Business opportunity!

Remember “baby books”? When I was born, as well as when I had my own small children, they were all the rage. (They might still be for all I know. I’m long out of that world.) Proud parents dutifully recorded every one of a baby’s developmental milestones through his or her first years of life. They are a joy to look back on, although they can prove embarrassing when reviewed in later years. (Do I want anyone to know the exact date when I was potty trained?)

Another downside of the baby book is the regression of its significance with each passing child.

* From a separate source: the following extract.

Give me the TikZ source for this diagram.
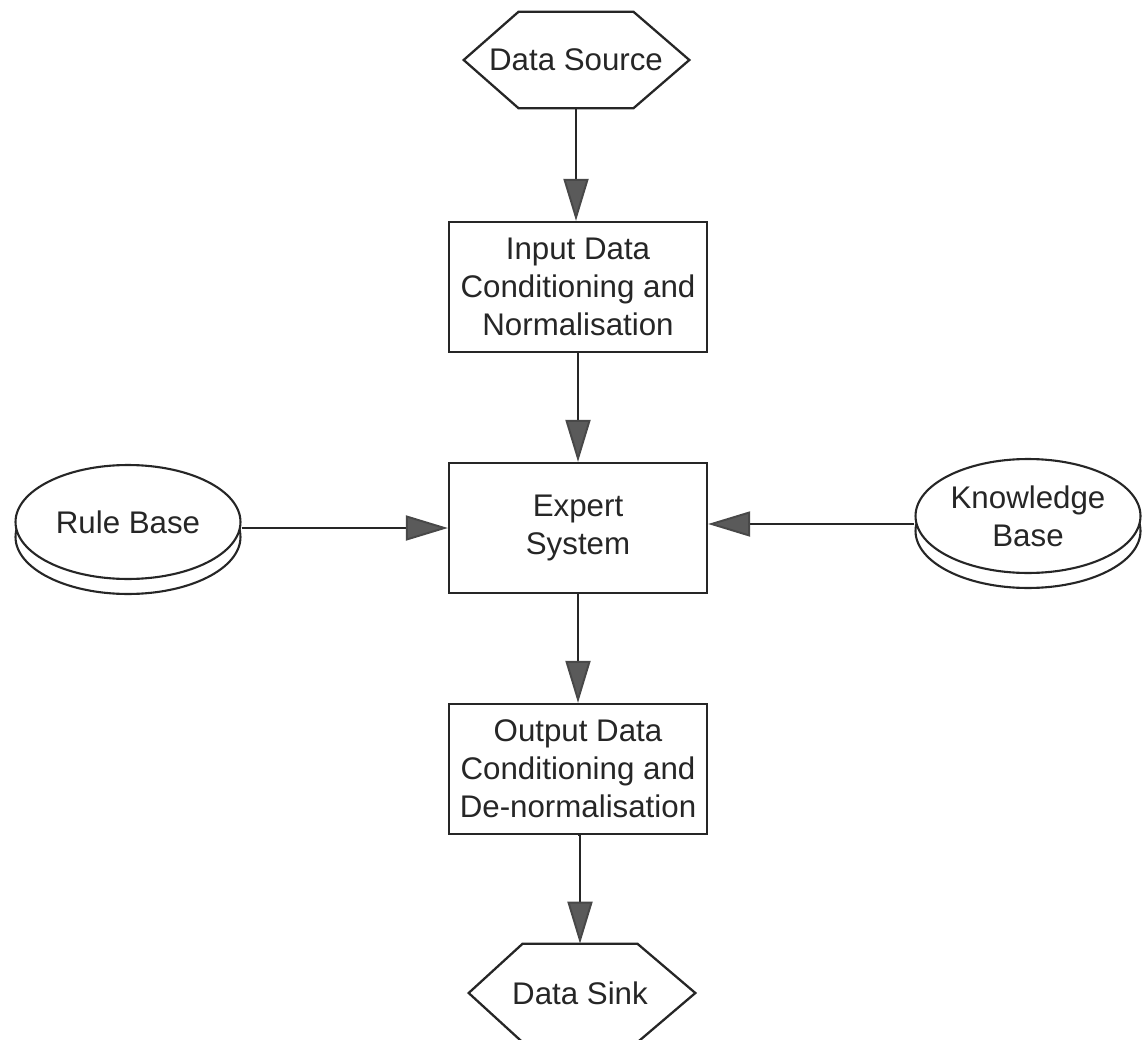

For example, my older brother has a book with about a hundred heavyweight pages and a thick padded cover, filled with every stage of his growth in infinitesimal detail. (“First step!”, “First two steps!!”, “First three steps!!!”) As middle child, my book was less than a dozen plain pages with a paper cover. Only the first few pages were filled in before my parents lost interest. (Or were simply exhausted.) My younger sibling had what can be best described as a pamphlet. It recorded his birth date (not the exact day, just month and year) and little else.

As humiliating as they could be, the baby books have their place. With that in mind, I have an innovation that could make a fortune for some willing entrepreneur. Behold…

The Senior Book©®

When someone hits their 50th or 60th or 65th (whatever you deem appropriate) birthday, a Senior Book would make the perfect gift! They could record all their significant senior milestones. Some of the achievements that could be recorded:

  • First colonoscopy
  • First joint replacement
  • Names of close friends forgotten in sensitive social situations
  • Slept through the night without having to get up to pee
  • Date taking more than 10 pills in a day
  • First fall
  • First social engagement turned down because you’re “too tired”
  • New senior hobbies taken up (e.g. bird watching, golf, checkers)
  • When Jeopardy became “appointment television”
  • Started watching golf on TV
  • First heart attack/angina/stent/bypass
  • Last video game
  • Joined AARP
  • First time saying, “When I was a kid that cost only…”
  • Most funerals in a single week

Some would be for men only:

  • Date decided to wear belt above or below gut
  • Date started shaving head or employed the combover
  • Midlife crisis activities: new car, new wife, quit job and start dental floss farm, other
  • Questionable prostate exam

Others just for the ladies:

  • Onset of menopause
  • Stopped dyeing hair

(Admittedly, I have fewer ideas for this section. Awaiting the feminine touch.)

So, what do you think? Maybe Hallmark or AARP or Mad Magazine will pick up on the idea and make a killing. By publishing this post, I think I can lay initial claim to the idea and ensure my portion of any royalties or residuals.

Meanwhile, if any of my readers–yes, both of you!–can think of more entries, send them along. Perhaps you, too, can share in the inevitable windfall!